Songs by the Westchester Day School choir followed as did the blowing of the Shofar and an invocation by Rabbi Daniel Gropper of the Westchester Board of Rabbis; Gropper notably called out current day bigotry. He also quoted the Garden of Remembrance’s inscription: “In memory of those who died. In thanksgiving for those who survived. In gratitude for those who risked their lives in rescue.”
Remarks by Joseph Kaidanow, Chairman of the Holocaust and Human Rights Education Center, and from Lisa Roberts. President of the Westchester Jewish Council, preceded those of County Executive George Latimer.
Kaidanow, recalled the legacy of the much beloved Eugene Grant, a survivor and long-time, generous benefactor of the HHREC who recently passed. Eugene often warned, he said, of what can happen “when people fail to be upstanders.”
Latimer reminded attendees of the “common humanity and vigilance” we must share after “six million Jews were mercilessly killed.”
The final remarks before a candle lighting were from survivor Agnes Vertes who relayed the harrowing details of her experiences being separated from her parents, describing too how vital it was to her that she was still together with her little sister.

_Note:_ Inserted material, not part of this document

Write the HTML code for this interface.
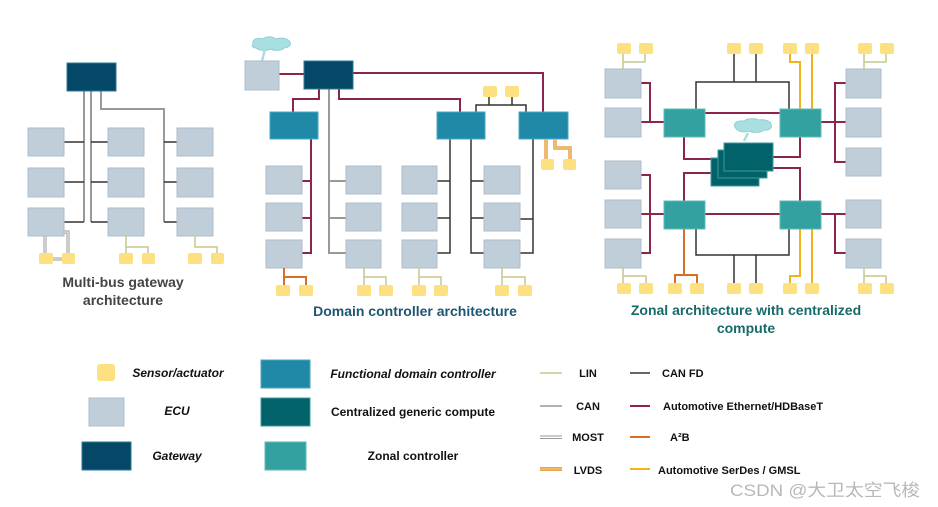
<!DOCTYPE html>
<html><head><meta charset="utf-8"><style>
html,body{margin:0;padding:0;background:#fff;}
svg{display:block;font-family:"Liberation Sans","Noto Sans CJK SC",sans-serif;}
</style></head><body>
<svg width="938" height="507" viewBox="0 0 938 507" xmlns="http://www.w3.org/2000/svg">
<defs>
<style>
.ecu{fill:#c0ced9;stroke:#aebdca;stroke-width:1}
.gw{fill:#044766;stroke:#2b7a95;stroke-width:1}
.dc{fill:#2089a8;stroke:#4aa6c0;stroke-width:1}
.zc{fill:#33a19f;stroke:#5cbcb8;stroke-width:1}
.cc{fill:#02626a;stroke:#3a9a9f;stroke-width:1}
.s{fill:#fde07f}
.eth{stroke:#8c2450;stroke-width:2;fill:none}
.can{stroke:#999;stroke-width:2;fill:none}
.fd{stroke:#333;stroke-width:1.5;fill:none}
.lin{stroke:#c5c98e;stroke-width:1.5;fill:none}
.a2b{stroke:#d4702a;stroke-width:2;fill:none}
.ser{stroke:#f1b31c;stroke-width:2;fill:none}
.cloud{fill:#a8dfe0;stroke:#8cc8cc;stroke-width:0.8}
</style>
</defs>

<!-- ===== Diagram 1 ===== -->
<g>
<path class="can" d="M84 91V222M91 91V222M101 91V109H164V222"/>
<path class="fd" d="M64 142H84M64 182H84M64 222H84M91 142H108M91 182H108M91 222H108M164 142H177M164 182H177M164 222H177"/>
<rect class="gw" x="67" y="63" width="49" height="28"/>
<rect class="ecu" x="28" y="128" width="36" height="28"/><rect class="ecu" x="28" y="168" width="36" height="29"/><rect class="ecu" x="28" y="208" width="36" height="28"/>
<rect class="ecu" x="108" y="128" width="36" height="28"/><rect class="ecu" x="108" y="168" width="36" height="29"/><rect class="ecu" x="108" y="208" width="36" height="28"/>
<rect class="ecu" x="177" y="128" width="36" height="28"/><rect class="ecu" x="177" y="168" width="36" height="29"/><rect class="ecu" x="177" y="208" width="36" height="28"/>
<path d="M45 236V256M64 232H68V256M53 259H62" stroke="#999" stroke-width="3" fill="none"/>
<path d="M45 236V256M64 232H68V256M53 259H62" stroke="#fff" stroke-width="1" fill="none"/>
<path class="lin" d="M126 236V247H148V253M126 247V253M195 236V247H217V253"/>
<rect class="s" x="39" y="253" width="14" height="11" rx="2"/><rect class="s" x="62" y="253" width="13" height="11" rx="2"/>
<rect class="s" x="119" y="253" width="14" height="11" rx="2"/><rect class="s" x="142" y="253" width="13" height="11" rx="2"/>
<rect class="s" x="188" y="253" width="14" height="11" rx="2"/><rect class="s" x="211" y="253" width="13" height="11" rx="2"/>
<text x="123" y="287" font-size="14" font-weight="bold" fill="#444" text-anchor="middle">Multi-bus gateway</text>
<text x="123" y="305" font-size="14" font-weight="bold" fill="#444" text-anchor="middle">architecture</text>
</g>

<!-- ===== Diagram 2 ===== -->
<g>
<path d="M253 44c-2-5 6-7 10-5 2-3 10-3 13 0 4-2 12-1 14 3 2 3-2 6-6 6-2 3-10 3-13 1-4 2-12 2-15-1-3 0-5-2-3-4z" class="cloud"/>
<path d="M265 49L262 61" stroke="#a8dfe0" stroke-width="2.5"/>
<path class="eth" d="M279 74H304M353 73H543V112M319 89V99H293V112M339 89V99H460V112M311 139V253H302M311 181H302M311 218H302"/>
<path class="can" d="M329 89V253H346M329 181H346M329 218H346"/>
<path class="fd" d="M450 139V253H437M450 181H437M450 218H437M471 139V253H484M471 181H484M471 218H484M533 139V253H520M533 219H520M476 112V105H526V112M489 97V105M512 97V105"/>
<rect class="ecu" x="245" y="61" width="34" height="29"/>
<rect class="gw" x="304" y="61" width="49" height="28"/>
<rect class="dc" x="270" y="112" width="48" height="27"/>
<rect class="dc" x="437" y="112" width="48" height="27"/>
<rect class="dc" x="519" y="112" width="49" height="27"/>
<rect class="ecu" x="266" y="166" width="36" height="28"/><rect class="ecu" x="266" y="203" width="36" height="28"/><rect class="ecu" x="266" y="240" width="36" height="28"/>
<rect class="ecu" x="346" y="166" width="35" height="28"/><rect class="ecu" x="346" y="203" width="35" height="28"/><rect class="ecu" x="346" y="240" width="35" height="28"/>
<rect class="ecu" x="402" y="166" width="35" height="28"/><rect class="ecu" x="402" y="203" width="35" height="28"/><rect class="ecu" x="402" y="240" width="35" height="28"/>
<rect class="ecu" x="484" y="166" width="36" height="28"/><rect class="ecu" x="484" y="203" width="36" height="28"/><rect class="ecu" x="484" y="240" width="36" height="28"/>
<path d="M546 139V159M555 139V148H570V159" stroke="#e8a24a" stroke-width="3.5" fill="none"/>
<path d="M546 139V159M555 139V148H570V159" stroke="#f6d08e" stroke-width="1" fill="none"/>
<rect class="s" x="483" y="86" width="14" height="11" rx="2"/><rect class="s" x="505" y="86" width="14" height="11" rx="2"/>
<rect class="s" x="541" y="159" width="13" height="11" rx="2"/><rect class="s" x="563" y="159" width="13" height="11" rx="2"/>
<path class="a2b" d="M284 268V285M284 277H306V285"/>
<path class="lin" d="M364 268V285M364 277H386V285M419 268V285M419 277H441V285M502 268V285M502 277H525V285"/>
<rect class="s" x="276" y="285" width="14" height="11" rx="2"/><rect class="s" x="299" y="285" width="14" height="11" rx="2"/>
<rect class="s" x="357" y="285" width="14" height="11" rx="2"/><rect class="s" x="379" y="285" width="14" height="11" rx="2"/>
<rect class="s" x="412" y="285" width="14" height="11" rx="2"/><rect class="s" x="434" y="285" width="14" height="11" rx="2"/>
<rect class="s" x="495" y="285" width="14" height="11" rx="2"/><rect class="s" x="518" y="285" width="14" height="11" rx="2"/>
<text x="415" y="316" font-size="14" font-weight="bold" fill="#1d5673" text-anchor="middle">Domain controller architecture</text>
</g>

<!-- ===== Diagram 3 ===== -->
<g>
<path class="eth" d="M641 83H650V122M641 122H664M641 175H650V253H641M641 214H664M881 83H835V162H881M821 122H881M821 214H846M835 214V253H846M705 113H780M705 214H780M684 137V159H711M800 137V157H773M684 201V173H711M800 201V168H773"/>
<path class="fd" d="M696 109V82H789V109M734 54V82M756 54V82M696 229V255H789V229M734 255V283M756 255V283"/>
<path class="ser" d="M800 109V62H790V54M812 109V54M800 229V276H790V283M812 229V283"/>
<path class="a2b" d="M684 229V275M675 283V275H697V283"/>
<path class="lin" d="M623 69V62H645V54M623 62V54M864 69V62H886V54M864 62V54M623 268V276H646V283M623 276V283M864 268V276H886V283M864 276V283"/>
<rect class="ecu" x="605" y="69" width="36" height="29"/><rect class="ecu" x="605" y="108" width="36" height="29"/>
<rect class="ecu" x="605" y="161" width="36" height="28"/><rect class="ecu" x="605" y="200" width="36" height="28"/><rect class="ecu" x="605" y="239" width="36" height="29"/>
<rect class="ecu" x="846" y="69" width="35" height="29"/><rect class="ecu" x="846" y="108" width="35" height="29"/><rect class="ecu" x="846" y="148" width="35" height="28"/>
<rect class="ecu" x="846" y="200" width="35" height="28"/><rect class="ecu" x="846" y="239" width="35" height="29"/>
<rect class="zc" x="664" y="109" width="41" height="28"/><rect class="zc" x="780" y="109" width="41" height="28"/>
<rect class="zc" x="664" y="201" width="41" height="28"/><rect class="zc" x="780" y="201" width="41" height="28"/>
<rect class="cc" x="711" y="158" width="48" height="28"/>
<rect class="cc" x="718" y="150" width="49" height="28"/>
<rect class="cc" x="724" y="143" width="49" height="28"/>
<path d="M735 127c-3-4 4-7 9-6 3-3 12-3 15-1 5-1 13 1 12 5 2 3-3 6-7 5-3 3-12 3-15 1-4 2-12 1-14-4z" class="cloud"/>
<path d="M748 133L744 141" stroke="#a8dfe0" stroke-width="2.5"/>
<rect class="s" x="617" y="43" width="14" height="11" rx="2"/><rect class="s" x="639" y="43" width="14" height="11" rx="2"/>
<rect class="s" x="727" y="43" width="14" height="11" rx="2"/><rect class="s" x="749" y="43" width="14" height="11" rx="2"/>
<rect class="s" x="783" y="43" width="14" height="11" rx="2"/><rect class="s" x="805" y="43" width="14" height="11" rx="2"/>
<rect class="s" x="858" y="43" width="14" height="11" rx="2"/><rect class="s" x="880" y="43" width="14" height="11" rx="2"/>
<rect class="s" x="617" y="283" width="14" height="11" rx="2"/><rect class="s" x="639" y="283" width="14" height="11" rx="2"/>
<rect class="s" x="668" y="283" width="14" height="11" rx="2"/><rect class="s" x="690" y="283" width="14" height="11" rx="2"/>
<rect class="s" x="727" y="283" width="14" height="11" rx="2"/><rect class="s" x="749" y="283" width="14" height="11" rx="2"/>
<rect class="s" x="783" y="283" width="14" height="11" rx="2"/><rect class="s" x="805" y="283" width="14" height="11" rx="2"/>
<rect class="s" x="858" y="283" width="14" height="11" rx="2"/><rect class="s" x="880" y="283" width="14" height="11" rx="2"/>
<text x="746" y="315" font-size="14" font-weight="bold" fill="#176a6a" text-anchor="middle">Zonal architecture with centralized</text>
<text x="746" y="333" font-size="14" font-weight="bold" fill="#176a6a" text-anchor="middle">compute</text>
</g>

<!-- ===== Legend ===== -->
<g font-size="12" font-weight="bold" fill="#111">
<rect class="s" x="97" y="364" width="18" height="17" rx="3"/>
<text x="178" y="377" text-anchor="middle" font-style="italic">Sensor/actuator</text>
<rect class="ecu" x="89" y="398" width="35" height="28"/>
<text x="177" y="415" text-anchor="middle" font-style="italic">ECU</text>
<rect class="gw" x="82" y="442" width="49" height="28"/>
<text x="177" y="460" text-anchor="middle" font-style="italic">Gateway</text>
<rect class="dc" x="261" y="360" width="49" height="28"/>
<text x="413" y="378" text-anchor="middle" font-style="italic">Functional domain controller</text>
<rect class="cc" x="261" y="398" width="49" height="28"/>
<text x="413" y="416" text-anchor="middle">Centralized generic compute</text>
<rect class="zc" x="265" y="442" width="41" height="28"/>
<text x="413" y="460" text-anchor="middle">Zonal controller</text>

<g font-size="11">
<path d="M540 373H562" stroke="#c5c98e" stroke-width="1.5"/>
<text x="588" y="377" text-anchor="middle">LIN</text>
<path d="M540 406H562" stroke="#999" stroke-width="1.5"/>
<text x="588" y="410" text-anchor="middle">CAN</text>
<path d="M540 436H562M540 438.5H562" stroke="#999" stroke-width="1"/>
<text x="588" y="441" text-anchor="middle">MOST</text>
<path d="M540 469H562" stroke="#e8a24a" stroke-width="4"/><path d="M540 469H562" stroke="#f6d08e" stroke-width="1"/>
<text x="588" y="474" text-anchor="middle">LVDS</text>
<path d="M630 373H650" stroke="#333" stroke-width="1.5"/>
<text x="662" y="377">CAN FD</text>
<path d="M630 406H650" stroke="#8c2450" stroke-width="2"/>
<text x="663" y="410">Automotive Ethernet/HDBaseT</text>
<path d="M630 437H650" stroke="#d4702a" stroke-width="2"/>
<text x="670" y="441">A²B</text>
<path d="M630 469H650" stroke="#f1b31c" stroke-width="2"/>
<text x="658" y="474">Automotive SerDes / GMSL</text>
</g>
</g>
<text x="730" y="496" font-size="17" fill="#b8b8b8" textLength="190" lengthAdjust="spacingAndGlyphs">CSDN @大卫太空飞梭</text>
</svg>
</body></html>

Both were hidden as very young children from the Nazis in Hungary. One tale in particular resonated when Vertes told of how her two-year-old sister tugged playfully on the trouser of a Hungarian Nazi officer who had come to find Jews in the orphanage she and her sister were living in as ‘Catholics.’ (Agnes was warned never to mention they were Jewish–she came to understand why after witnessing Jewish people being beaten.)
The SS officer was charmed by her sister, tossed her in the air, and said that only an Aryan child could be so cute. He abandoned his mission.
“She was 100 percent Jewish!” Gertes said, proudly, eliciting some laughter too. Her little sister, she said, “may have saved 100 lives that day.”
Gertes described how she struggled with survivor’s guilt after learning so many children were killed, but gradually felt she “was lucky to have survived” so that she could tell the story so that such events would never be repeated again.